Imagine a machine that could save the planet by healing the hole in the ozone layer. The Solar Propelled Ozone Molecule Converter (SPOMC) is designed to do just that – and it was invented by a 12-year-old.
The inventor, Poppy, was one of 750 entrants (a mix of classes and individual schoolchildren), who took part in last year’s Digital Innovators competition – a collaboration between Tata Consultancy Services (TCS) and children’s newspaper First News – to inspire young people to explore science, technology, engineering and mathematics (STEM).
The competition was such a success it is running again this year.

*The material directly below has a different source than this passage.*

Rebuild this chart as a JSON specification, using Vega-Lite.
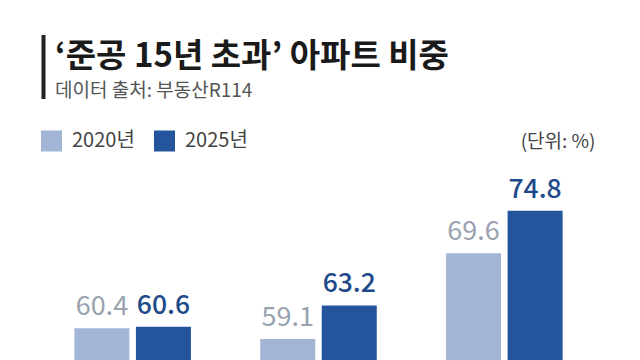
{
  "$schema": "https://vega.github.io/schema/vega-lite/v6.json",
  "width": 557,
  "height": 200,
  "autosize": {"type": "none"},
  "padding": {"left": 40, "top": 160, "right": 43, "bottom": 0},
  "background": "white",
  "config": {
    "view": {"stroke": null},
    "font": "Noto Sans CJK KR"
  },
  "title": {
    "text": "‘준공 15년 초과’ 아파트 비중",
    "subtitle": "데이터 출처: 부동산R114",
    "anchor": "start",
    "frame": "group",
    "font": "Noto Sans CJK KR",
    "fontSize": 33,
    "fontWeight": "bold",
    "color": "#1a1a1a",
    "subtitleFont": "Noto Sans CJK KR",
    "subtitleFontSize": 19,
    "subtitleFontWeight": "normal",
    "subtitleColor": "#555555",
    "subtitlePadding": 8,
    "offset": -66,
    "dx": 15
  },
  "data": {
    "values": [
      {"group": "그룹1", "year": "2020년", "value": 60.4},
      {"group": "그룹1", "year": "2025년", "value": 60.6},
      {"group": "그룹2", "year": "2020년", "value": 59.1},
      {"group": "그룹2", "year": "2025년", "value": 63.2},
      {"group": "그룹3", "year": "2020년", "value": 69.6},
      {"group": "그룹3", "year": "2025년", "value": 74.8}
    ]
  },
  "encoding": {
    "x": {"field": "group", "type": "nominal", "axis": null, "scale": {"paddingInner": 0.373, "paddingOuter": 0.185}},
    "xOffset": {"field": "year", "type": "nominal", "scale": {"paddingInner": 0.106, "paddingOuter": 0}},
    "y": {
      "field": "value", "type": "quantitative",
      "scale": {"domain": [56.53, 81.0], "zero": false, "nice": false},
      "axis": {
        "orient": "right", "domain": false, "ticks": false, "labels": false, "grid": false,
        "title": "(단위: %)", "titleAngle": 0, "titleAlign": "right", "titleBaseline": "middle",
        "titleX": -2, "titleY": -18.5, "titleFontSize": 19, "titleFontWeight": "normal",
        "titleColor": "#444444", "titleFont": "Noto Sans CJK KR"
      }
    }
  },
  "layer": [
    {
      "mark": {"type": "bar", "clip": true, "strokeWidth": 0},
      "encoding": {
        "color": {
          "field": "year", "type": "nominal",
          "scale": {"domain": ["2020년", "2025년"], "range": ["#A3B5D6", "#24559C"]},
          "legend": {
            "orient": "none", "direction": "horizontal", "title": null,
            "legendX": 1, "legendY": -29.5, "padding": 0,
            "symbolType": "square", "symbolSize": 441, "symbolStrokeWidth": 0,
            "labelFontSize": 20, "labelColor": "#444444", "labelFont": "Noto Sans CJK KR",
            "labelOffset": 10, "columnPadding": 19
          }
        },
        "stroke": {
          "field": "value", "type": "quantitative",
          "scale": {"range": ["#222222", "#222222"]},
          "legend": {
            "type": "gradient", "orient": "none", "direction": "vertical",
            "gradientLength": 64, "gradientThickness": 4, "gradientStrokeWidth": 0,
            "labelOpacity": 0, "labelFontSize": 1, "title": null, "padding": 0,
            "legendX": 1.5, "legendY": -125
          }
        }
      }
    },
    {
      "transform": [{"filter": "datum.year === '2020년'"}],
      "mark": {"type": "text", "baseline": "alphabetic", "dy": -13, "fontSize": 27, "font": "Noto Sans CJK KR", "fontWeight": "normal", "color": "#99A2AF"},
      "encoding": {"text": {"field": "value", "type": "quantitative", "format": ".1f"}}
    },
    {
      "transform": [{"filter": "datum.year === '2025년'"}],
      "mark": {"type": "text", "baseline": "alphabetic", "dy": -13, "fontSize": 26.5, "font": "Noto Sans CJK KR", "fontWeight": 500, "color": "#1E4A8A"},
      "encoding": {"text": {"field": "value", "type": "quantitative", "format": ".1f"}}
    }
  ]
}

From October to December, TCS and First News will be inviting seven-year-olds to young teens to come up with an innovative solution to a problem, with the winner announced in the New Year.
This year, the competition entries will be focused on young people supporting, helping and empowering older people – and will be backed up with a school pack to provide teachers with resources and links to the curriculum.
Ideas take off
Last year’s head of judges was British astronaut Major Tim Peake, who said of Poppy’s winning entry: “I loved the use of science!”
There were three other winners, whose inventions included a robot to help combat loneliness and a device to let you know when produce in your fridge has passed its use-by date.
In April, two of the winners came on stage at the TCS Innovation Forum to present their ideas and receive their prizes, which included a tablet and a sleepover experience at London’s Science Museum.
Yogesh Chauhan, TCS Director of Corporate Sustainability, believes children are never too young to learn about technology and says: “We are particularly proud of Digital Innovators because it’s aimed at a young age group and it’s a partnership.
“First News has a very wide readership, with a weekly circulation of two million. It’s become a real phenomenon and is particularly popular with parents who want their kids to get into the habit of regularly reading the news.
“Last year, we had a series of editorials in the newspaper to get young people excited and interested about technology. Even if 10% of the readership took notice, that is a substantial number of young people.”
Closing the skills gap
Digital Innovators is just one of a raft of initiatives TCS is rolling out under the #IfNotYouWho campaign, aimed at closing the digital skills gap among young people in the UK.
In 2018, only 12% of executives believed graduates had adequate digital skills and more than 75% were experiencing problems recruiting for digital jobs.
But with Business 4.0 driving the expansion of STEM jobs in future, it’s predicted that, without adequate education and training, the UK could lose out on more than £140 billion in the growth of its GDP over the next decade.
Alongside Digital Innovators, TCS runs IT Workshops and Digital Explorers events, aimed at a slightly older age group, which allow students to meet people working in the industry and learn from them. As Chauhan says: “We want to inspire young minds to help lead them towards more creative, intellectually stimulating and rewarding careers.”